Gara et al. [11] presented the results of an experimental campaign carried out during the construction of a base-isolated bridge across the Potenza river in central Italy (Fig. 14). Impact load tests were carried out on hangers and on other tie elements, as well as ambient vibration tests. Test results were compared with the numerical analysis to evaluate consistency between the design and the real structure at different construction stages.

Fig. 14
figure 14

The bridge on the Potenza river [11]

The importance of the vertical component of seismic acceleration for bridges and viaducts is pointed out by Falsone et al. [12]. They show that their analysis is fundamental for collapse prevention of girder bridges subjected to near-fault earthquakes, also with reference to unseating failure and damage to piers and abutments (Fig. 15).

Fig. 15
figure 15

Damage on RC structural elements caused by the earthquake of Santa Venerina in 2002 [12]

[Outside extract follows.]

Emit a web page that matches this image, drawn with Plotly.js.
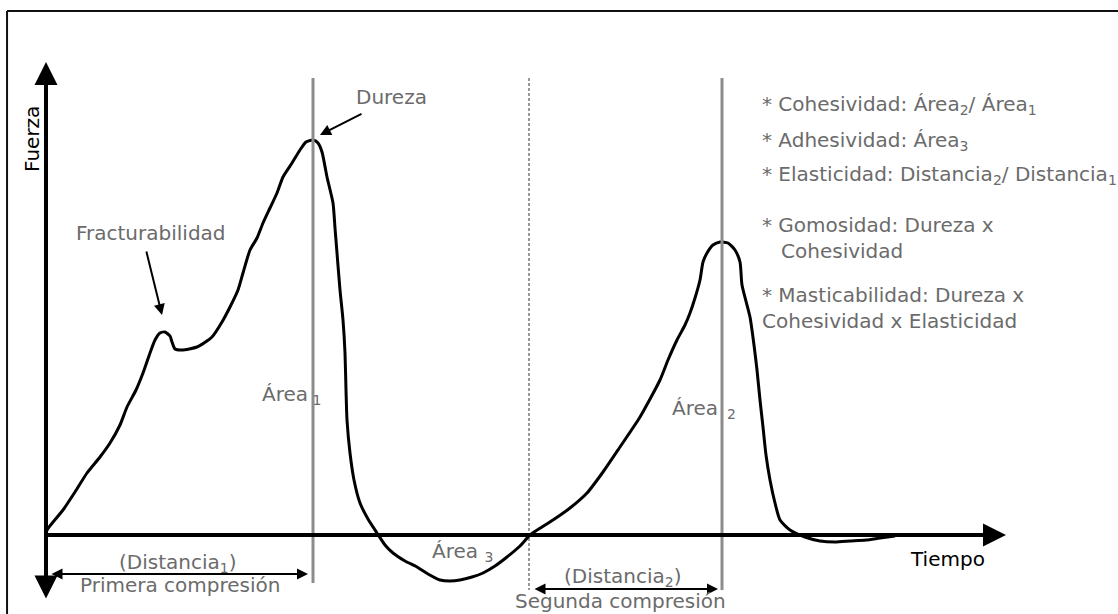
<!DOCTYPE html>
<html>
<head>
<meta charset="utf-8">
<script src="https://cdn.plot.ly/plotly-3.0.1.min.js"></script>
<style>html,body{margin:0;padding:0;background:#fff;}#chart{width:1118px;height:614px;}</style>
</head>
<body>
<div id="chart"></div>
<script>
// Texture profile curve (arbitrary units): tiempo vs fuerza
const tiempo = [0,0.1,1.7,2.9,4.1,5.4,6.4,7.4,8.1,9.0,9.7,10.4,10.9,11.4,11.9,12.4,12.6,12.9,13.6,15.1,16.6,17.6,18.4,19.2,19.7,20.4,21.1,21.7,22.4,23.1,23.7,24.6,25.4,26.0,26.7,27.2,27.6,28.1,28.7,28.9,29.1,29.4,29.7,29.9,30.0,30.1,30.4,30.8,31.4,32.2,33.1,33.9,34.7,35.9,37.1,38.2,39.4,40.4,41.4,42.6,43.7,44.9,46.1,47.4,48.4,49.6,50.7,52.4,54.1,55.7,57.4,59.4,61.4,62.2,63.1,63.9,64.4,64.9,65.4,65.7,66.1,66.7,67.4,68.2,68.9,69.4,69.6,70.4,70.8,71.1,71.4,71.7,72.0,72.4,72.9,73.4,74.4,75.9,77.4,78.9,80.4,82.0,83.4,84.9];
const fuerza = [0,0.5,2.5,4.3,6.2,7.8,9.2,11.0,12.8,14.5,16.2,18.2,19.5,20.2,20.3,19.9,19.3,18.6,18.5,18.8,19.8,21.3,22.8,24.5,26.2,28.5,29.7,31.2,32.7,34.2,35.8,37.2,38.5,39.3,39.5,39.2,38.3,35.8,33.2,30.7,28.2,24.5,21.5,18.2,14.5,11.5,8.2,5.5,3.2,1.6,0.2,-1.0,-1.8,-2.6,-3.2,-3.9,-4.5,-4.6,-4.5,-4.2,-3.8,-3.1,-2.2,-1.1,0,0.8,1.5,2.7,4.2,6.3,8.8,11.8,15.5,17.5,19.5,21.0,22.2,23.7,25.5,27.3,28.2,29.0,29.3,29.2,28.5,27.3,25.0,21.8,19.0,16.5,13.5,10.8,8.0,5.5,3.2,1.5,0.5,-0.2,-0.6,-0.7,-0.6,-0.5,-0.3,-0.1];

// Key instants
const tDureza = 26.7;      // end of first compression
const tInicio2 = 48.3;     // start of second compression
const tDureza2 = 67.6;     // end of second compression

// Text of the parameter list
const parametros = [
  "* Cohesividad: Área<sub>2</sub>/ Área<sub>1</sub>",
  "* Adhesividad: Área<sub>3</sub>",
  "* Elasticidad: Distancia<sub>2</sub>/ Distancia<sub>1</sub>",
  "* Gomosidad: Dureza x",
  "   Cohesividad",
  "* Masticabilidad: Dureza x",
  "Cohesividad x Elasticidad"
];
const parametrosY = [43.0, 39.4, 36.0, 31.0, 28.4, 24.0, 21.4];

const GRAY = '#6b6b6b';
const FONT = 'DejaVu Sans';

const trace = {
  x: tiempo, y: fuerza, type: 'scatter', mode: 'lines',
  line: {color: '#000', width: 3, shape: 'spline', smoothing: 0.6},
  hoverinfo: 'skip', showlegend: false
};

const ann = [];
function txt(x, y, text, opts) {
  ann.push(Object.assign({x: x, y: y, xref: 'x', yref: 'y', text: text, showarrow: false,
    font: {family: FONT, size: 20, color: GRAY}}, opts || {}));
}
function arrow(x, y, ax, ay, w, size, both) {
  ann.push({x: x, y: y, ax: ax, ay: ay, xref: 'x', yref: 'y', axref: 'x', ayref: 'y',
    text: '', showarrow: true, arrowhead: 2, arrowsize: size, arrowwidth: w, arrowcolor: '#000',
    arrowside: both ? 'end+start' : 'end', startarrowhead: 2, startarrowsize: size, standoff: 0, startstandoff: 0});
}

// Axes
arrow(0, 47.3, 0, -6.5, 4, 1.15, true);
arrow(96.0, 0, 0, 0, 4, 1.15, false);
txt(-1.4, 39.6, 'Fuerza', {textangle: -90, font: {family: FONT, size: 20, color: '#000'}});
txt(90.1, -2.4, 'Tiempo', {font: {family: FONT, size: 20, color: '#000'}});

// Labels with arrows
txt(34.5, 43.8, 'Dureza');
arrow(27.4, 40.0, 31.7, 42.2, 2, 1.1, false);
txt(10.5, 30.2, 'Fracturabilidad');
arrow(11.6, 22.0, 10.0, 28.5, 2, 1.1, false);

// Areas
txt(21.4, 14.0, 'Área<sub> 1</sub>', {xanchor: 'left'});
txt(62.4, 12.6, 'Área<sub>  2</sub>', {xanchor: 'left'});
txt(38.4, -1.7, 'Área <sub>3</sub>', {xanchor: 'left'});

// Distances
txt(13.2, -2.8, '(Distancia<sub>1</sub>)');
arrow(26.2, -3.9, 0.4, -3.9, 2, 1.1, true);
txt(13.4, -5.0, 'Primera compresión');
txt(57.7, -4.2, '(Distancia<sub>2</sub>)');
arrow(67.2, -5.4, 48.7, -5.4, 2, 1.1, true);
txt(57.4, -6.6, 'Segunda compresión');

// Parameter list
parametros.forEach((p, i) => txt(71.4, parametrosY[i], p, {xanchor: 'left'}));

const shapes = [
  {type: 'line', xref: 'x', yref: 'y', x0: tDureza, x1: tDureza, y0: 45.7, y1: -4.8, line: {color: '#8c8c8c', width: 3}},
  {type: 'line', xref: 'x', yref: 'y', x0: tDureza2, x1: tDureza2, y0: 45.7, y1: -5.5, line: {color: '#8c8c8c', width: 3}},
  {type: 'line', xref: 'x', yref: 'y', x0: tInicio2, x1: tInicio2, y0: 45.7, y1: -5.5, line: {color: '#333', width: 1, dash: '3px,2px'}},
  // frame
  {type: 'line', xref: 'paper', yref: 'paper', x0: 0.0063, x1: 1, y0: 0.982, y1: 0.982, line: {color: '#111', width: 2}},
  {type: 'line', xref: 'paper', yref: 'paper', x0: 0.0063, x1: 0.0063, y0: 0.982, y1: 0, line: {color: '#111', width: 2}}
];

const layout = {
  width: 1118, height: 614,
  margin: {l: 0, r: 0, t: 0, b: 0},
  paper_bgcolor: '#fff', plot_bgcolor: '#fff',
  xaxis: {range: [-4.6, 107.2], visible: false, fixedrange: true},
  yaxis: {range: [-7.9, 53.5], visible: false, fixedrange: true},
  showlegend: false,
  annotations: ann,
  shapes: shapes,
  font: {family: FONT}
};

Plotly.newPlot('chart', [trace], layout, {displayModeBar: false, staticPlot: true});
</script>
</body>
</html>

Chiaia et al. [13] illustrate the application of an active monitoring system on a 250 m suspended arch steel bridge using sensors of different types (Fig. 16). They point out that the estimation of dynamic characteristics is influenced by several factors, among these the effects of temperature.

Fig. 16
figure 16

General view of the suspended arch steel bridge [13]

3 Conclusions

The collapse of the Polcevera Viaduct in Genoa, Italy, was the most disastrous events that occurred in the last years. It pointed out the low reliability of infrastructures, erected a few decades ago and probably not subject to a suitable maintenance during their life. The evaluation of the existing bridges and the continuous monitoring of their structural health status is the only way to guarantee an acceptable safety level and to program the necessary interventions in time. This is important first of all to safeguard the life of the public and to extend the life span of infrastructures and reducing the maintenance costs.